**Work instructions**
Repeat exactly the lines running from the first line of the data to the line containing "const xTicks = [0, 20, 40, 60, 80, 100];", both ends included, and nothing else; drop the pictures.

··········

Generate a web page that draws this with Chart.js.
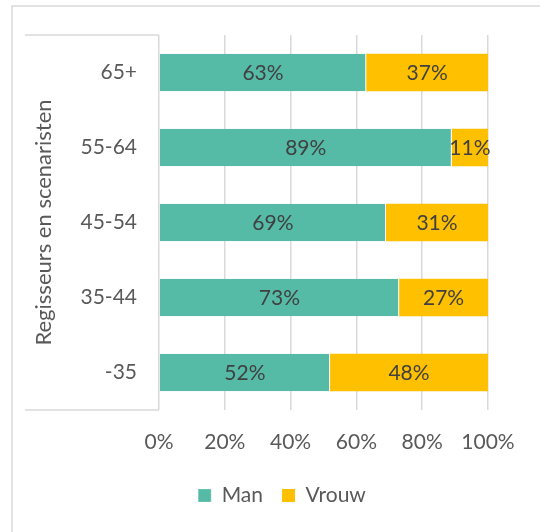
<!DOCTYPE html>
<html>
<head>
<meta charset="utf-8">
<script src="https://cdn.jsdelivr.net/npm/chart.js@4/dist/chart.umd.min.js"></script>
<style>
  html, body { margin: 0; padding: 0; background: #fff; }
  #wrap { width: 540px; height: 532px; }
</style>
</head>
<body>
<div id="wrap"><canvas id="genderChart"></canvas></div>
<script>
const ageGroups = ["65+", "55-64", "45-54", "35-44", "-35"];
const manShare = [63, 89, 69, 73, 52];
const vrouwShare = [37, 11, 31, 27, 48];
const xTicks = [0, 20, 40, 60, 80, 100];

const FONT = "Lato, 'Open Sans', sans-serif";

// light grey frame lines like the original office chart
const framePlugin = {
  id: "frame",
  beforeDraw(chart) {
    const ctx = chart.ctx;
    const left = chart.chartArea.left;
    const top = chart.chartArea.top;
    const bottom = chart.chartArea.bottom;
    ctx.save();
    ctx.strokeStyle = "#d9d9d9";
    ctx.lineWidth = 1.5;
    ctx.beginPath();
    ctx.moveTo(12, 532);
    ctx.lineTo(12, 6);
    ctx.lineTo(540, 6);
    ctx.moveTo(25, top);
    ctx.lineTo(left, top);
    ctx.moveTo(25, bottom);
    ctx.lineTo(left, bottom);
    ctx.stroke();
    ctx.restore();
  },
};

// percentage text in the middle of every segment
const labelPlugin = {
  id: "segmentLabels",
  afterDatasetsDraw(chart) {
    const ctx = chart.ctx;
    ctx.save();
    ctx.font = "21px " + FONT;
    ctx.fillStyle = "#404040";
    ctx.textAlign = "center";
    ctx.textBaseline = "middle";
    chart.data.datasets.forEach((ds, i) => {
      chart.getDatasetMeta(i).data.forEach((bar, j) => {
        const x = (bar.x + bar.base) / 2;
        ctx.fillText(ds.data[j] + "%", x, bar.y + 1);
      });
    });
    ctx.restore();
  },
};

new Chart(document.getElementById("genderChart"), {
  type: "bar",
  data: {
    labels: ageGroups,
    datasets: [
      {
        label: "Man",
        data: manShare,
        backgroundColor: "#55bba7",
        borderColor: "#ffffff",
        borderWidth: { right: 1 },
        borderSkipped: false,
        categoryPercentage: 1,
        barPercentage: 0.5,
      },
      {
        label: "Vrouw",
        data: vrouwShare,
        backgroundColor: "#ffc000",
        borderWidth: 0,
        categoryPercentage: 1,
        barPercentage: 0.5,
      },
    ],
  },
  options: {
    indexAxis: "y",
    responsive: true,
    maintainAspectRatio: false,
    animation: false,
    layout: { padding: { top: 35, left: 24, right: 0, bottom: 16 } },
    scales: {
      x: {
        stacked: true,
        min: 0,
        max: 100,
        afterBuildTicks: (s) => {
          s.ticks = xTicks.map((v) => ({ value: v }));
        },
        afterFit: (s) => {
          s.height = 56;
        },
        grid: { color: "#d9d9d9", lineWidth: 1.5, drawTicks: false },
        border: { display: false },
        ticks: {
          padding: 20,
          color: "#595959",
          font: { family: FONT, size: 21 },
          callback: (v) => v + "%",
        },
      },
      y: {
        stacked: true,
        afterFit: (s) => {
          s.width = 135;
        },
        grid: { display: false },
        border: { display: false },
        ticks: {
          padding: 14,
          color: "#595959",
          font: { family: FONT, size: 21 },
        },
        title: {
          display: true,
          text: "Regisseurs en scenaristen",
          color: "#595959",
          font: { family: FONT, size: 22 },
          padding: { top: 7, bottom: 0 },
        },
      },
      yPad: {
        type: "linear",
        position: "right",
        afterFit: (s) => {
          s.width = 52;
        },
        grid: { display: false },
        border: { display: false },
        ticks: { display: false },
      },
    },
    plugins: {
      legend: {
        position: "bottom",
        labels: {
          boxWidth: 13,
          boxHeight: 13,
          padding: 19,
          color: "#595959",
          font: { family: FONT, size: 21 },
        },
      },
      tooltip: { enabled: false },
    },
  },
  plugins: [framePlugin, labelPlugin],
});
</script>
</body>
</html>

··········

**Solution**
Generate a web page that draws this with Chart.js.
<!DOCTYPE html>
<html>
<head>
<meta charset="utf-8">
<script src="https://cdn.jsdelivr.net/npm/chart.js@4/dist/chart.umd.min.js"></script>
<style>
  html, body { margin: 0; padding: 0; background: #fff; }
  #wrap { width: 540px; height: 532px; }
</style>
</head>
<body>
<div id="wrap"><canvas id="genderChart"></canvas></div>
<script>
const ageGroups = ["65+", "55-64", "45-54", "35-44", "-35"];
const manShare = [63, 89, 69, 73, 52];
const vrouwShare = [37, 11, 31, 27, 48];
const xTicks = [0, 20, 40, 60, 80, 100];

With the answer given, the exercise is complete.